::: RECORDED INFORMATION :::
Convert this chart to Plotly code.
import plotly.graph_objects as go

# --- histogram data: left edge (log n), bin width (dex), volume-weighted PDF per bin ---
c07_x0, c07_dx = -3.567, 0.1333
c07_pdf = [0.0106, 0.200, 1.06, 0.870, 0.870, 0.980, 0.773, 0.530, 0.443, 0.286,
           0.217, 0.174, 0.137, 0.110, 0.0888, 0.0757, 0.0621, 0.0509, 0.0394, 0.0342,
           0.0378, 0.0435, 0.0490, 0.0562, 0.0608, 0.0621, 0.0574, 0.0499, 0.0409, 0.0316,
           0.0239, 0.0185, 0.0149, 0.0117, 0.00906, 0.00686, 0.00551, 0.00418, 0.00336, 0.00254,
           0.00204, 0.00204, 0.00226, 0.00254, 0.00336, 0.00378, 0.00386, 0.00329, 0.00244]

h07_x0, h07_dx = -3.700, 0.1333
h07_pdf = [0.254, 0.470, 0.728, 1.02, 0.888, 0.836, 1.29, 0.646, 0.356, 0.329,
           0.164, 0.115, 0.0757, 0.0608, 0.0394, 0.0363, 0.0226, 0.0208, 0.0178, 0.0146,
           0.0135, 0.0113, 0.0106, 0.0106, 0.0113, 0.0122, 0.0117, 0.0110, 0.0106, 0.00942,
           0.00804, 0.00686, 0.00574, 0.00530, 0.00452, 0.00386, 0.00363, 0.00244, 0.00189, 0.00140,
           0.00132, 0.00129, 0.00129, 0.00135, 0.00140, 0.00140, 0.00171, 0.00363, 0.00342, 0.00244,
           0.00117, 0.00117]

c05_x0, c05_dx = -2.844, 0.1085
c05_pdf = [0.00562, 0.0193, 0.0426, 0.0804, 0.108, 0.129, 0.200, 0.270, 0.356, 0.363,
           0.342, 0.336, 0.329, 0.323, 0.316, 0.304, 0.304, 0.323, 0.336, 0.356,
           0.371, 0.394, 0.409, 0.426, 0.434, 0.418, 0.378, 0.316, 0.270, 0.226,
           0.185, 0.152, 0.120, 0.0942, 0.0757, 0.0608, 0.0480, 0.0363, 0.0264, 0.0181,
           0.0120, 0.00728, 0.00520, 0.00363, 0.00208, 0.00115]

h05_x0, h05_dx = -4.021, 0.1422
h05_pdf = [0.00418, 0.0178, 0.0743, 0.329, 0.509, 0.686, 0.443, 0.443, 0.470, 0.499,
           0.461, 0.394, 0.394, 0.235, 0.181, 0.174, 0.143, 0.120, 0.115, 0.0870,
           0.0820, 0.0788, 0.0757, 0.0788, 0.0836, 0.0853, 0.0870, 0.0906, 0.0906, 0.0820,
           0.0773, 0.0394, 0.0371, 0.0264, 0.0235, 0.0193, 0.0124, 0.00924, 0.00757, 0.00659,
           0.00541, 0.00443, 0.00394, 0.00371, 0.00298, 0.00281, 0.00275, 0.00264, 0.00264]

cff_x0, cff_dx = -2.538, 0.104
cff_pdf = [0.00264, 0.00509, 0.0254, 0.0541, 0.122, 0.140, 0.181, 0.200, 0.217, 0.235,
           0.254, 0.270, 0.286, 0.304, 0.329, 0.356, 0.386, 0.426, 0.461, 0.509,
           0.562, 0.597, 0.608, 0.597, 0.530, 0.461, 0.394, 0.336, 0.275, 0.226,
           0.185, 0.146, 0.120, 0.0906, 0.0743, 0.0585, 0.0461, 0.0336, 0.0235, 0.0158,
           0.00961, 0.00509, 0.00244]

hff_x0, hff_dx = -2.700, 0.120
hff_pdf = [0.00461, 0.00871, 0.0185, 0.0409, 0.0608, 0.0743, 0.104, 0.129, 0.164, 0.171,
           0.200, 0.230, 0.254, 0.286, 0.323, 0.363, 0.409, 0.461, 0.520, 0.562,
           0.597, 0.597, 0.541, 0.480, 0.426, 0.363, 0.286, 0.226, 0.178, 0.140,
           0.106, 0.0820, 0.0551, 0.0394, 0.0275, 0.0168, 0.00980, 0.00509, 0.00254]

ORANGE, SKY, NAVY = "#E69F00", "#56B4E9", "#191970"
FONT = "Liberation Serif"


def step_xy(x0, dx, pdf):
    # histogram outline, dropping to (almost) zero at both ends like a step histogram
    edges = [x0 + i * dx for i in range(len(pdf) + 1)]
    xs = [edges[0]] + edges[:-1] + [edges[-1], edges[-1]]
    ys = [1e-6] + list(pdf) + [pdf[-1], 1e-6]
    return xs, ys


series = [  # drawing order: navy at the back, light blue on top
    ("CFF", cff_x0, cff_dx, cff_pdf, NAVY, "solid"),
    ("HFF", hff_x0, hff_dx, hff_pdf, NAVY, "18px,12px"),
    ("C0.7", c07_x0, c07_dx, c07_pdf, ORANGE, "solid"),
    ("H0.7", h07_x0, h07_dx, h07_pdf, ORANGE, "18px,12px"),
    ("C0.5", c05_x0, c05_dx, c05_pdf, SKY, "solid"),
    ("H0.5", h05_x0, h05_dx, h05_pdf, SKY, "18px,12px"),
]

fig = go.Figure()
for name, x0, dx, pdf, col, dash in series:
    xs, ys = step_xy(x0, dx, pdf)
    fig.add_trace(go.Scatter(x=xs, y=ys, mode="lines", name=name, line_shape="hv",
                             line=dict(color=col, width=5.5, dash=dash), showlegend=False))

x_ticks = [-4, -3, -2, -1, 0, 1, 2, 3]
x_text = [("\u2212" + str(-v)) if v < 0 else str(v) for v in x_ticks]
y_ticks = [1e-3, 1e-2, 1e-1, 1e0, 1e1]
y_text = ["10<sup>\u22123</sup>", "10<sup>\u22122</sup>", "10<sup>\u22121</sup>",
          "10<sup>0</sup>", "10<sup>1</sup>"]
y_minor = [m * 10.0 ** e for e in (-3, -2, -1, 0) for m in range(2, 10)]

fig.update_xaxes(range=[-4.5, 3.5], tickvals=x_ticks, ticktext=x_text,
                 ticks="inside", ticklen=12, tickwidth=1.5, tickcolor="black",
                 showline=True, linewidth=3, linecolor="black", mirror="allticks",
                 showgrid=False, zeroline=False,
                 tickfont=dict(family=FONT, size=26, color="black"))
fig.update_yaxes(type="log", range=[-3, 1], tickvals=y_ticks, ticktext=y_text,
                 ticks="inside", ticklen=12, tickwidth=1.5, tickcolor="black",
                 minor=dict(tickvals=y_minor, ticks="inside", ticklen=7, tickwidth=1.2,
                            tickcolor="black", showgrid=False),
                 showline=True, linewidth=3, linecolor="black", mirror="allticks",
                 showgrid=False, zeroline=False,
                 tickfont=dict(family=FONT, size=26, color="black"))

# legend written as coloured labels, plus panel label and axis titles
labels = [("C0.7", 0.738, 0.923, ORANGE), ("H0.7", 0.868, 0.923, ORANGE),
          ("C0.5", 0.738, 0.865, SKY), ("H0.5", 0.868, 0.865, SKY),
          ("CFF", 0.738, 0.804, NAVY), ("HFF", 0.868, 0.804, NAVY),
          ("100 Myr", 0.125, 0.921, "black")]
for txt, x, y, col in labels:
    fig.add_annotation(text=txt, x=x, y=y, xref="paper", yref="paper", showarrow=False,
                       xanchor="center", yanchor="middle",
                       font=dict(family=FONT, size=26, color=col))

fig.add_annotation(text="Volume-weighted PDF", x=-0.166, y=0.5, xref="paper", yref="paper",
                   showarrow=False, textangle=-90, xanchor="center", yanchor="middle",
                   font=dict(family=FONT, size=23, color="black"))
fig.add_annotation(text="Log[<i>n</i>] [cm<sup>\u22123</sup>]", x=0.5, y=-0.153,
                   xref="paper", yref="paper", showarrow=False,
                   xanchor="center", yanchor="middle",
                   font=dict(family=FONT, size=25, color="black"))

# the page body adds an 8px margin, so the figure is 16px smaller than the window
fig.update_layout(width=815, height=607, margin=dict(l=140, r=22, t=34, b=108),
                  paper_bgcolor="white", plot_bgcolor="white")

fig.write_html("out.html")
:::
YOUR OBJECTIVE: Starting at the first line of the material above, reproduce each line exactly up to and including the line with "0.00386, 0.00329, 0.00244]".

OUTPUT OF THE EXERCISE:
Convert this chart to Plotly code.
import plotly.graph_objects as go

# --- histogram data: left edge (log n), bin width (dex), volume-weighted PDF per bin ---
c07_x0, c07_dx = -3.567, 0.1333
c07_pdf = [0.0106, 0.200, 1.06, 0.870, 0.870, 0.980, 0.773, 0.530, 0.443, 0.286,
           0.217, 0.174, 0.137, 0.110, 0.0888, 0.0757, 0.0621, 0.0509, 0.0394, 0.0342,
           0.0378, 0.0435, 0.0490, 0.0562, 0.0608, 0.0621, 0.0574, 0.0499, 0.0409, 0.0316,
           0.0239, 0.0185, 0.0149, 0.0117, 0.00906, 0.00686, 0.00551, 0.00418, 0.00336, 0.00254,
           0.00204, 0.00204, 0.00226, 0.00254, 0.00336, 0.00378, 0.00386, 0.00329, 0.00244]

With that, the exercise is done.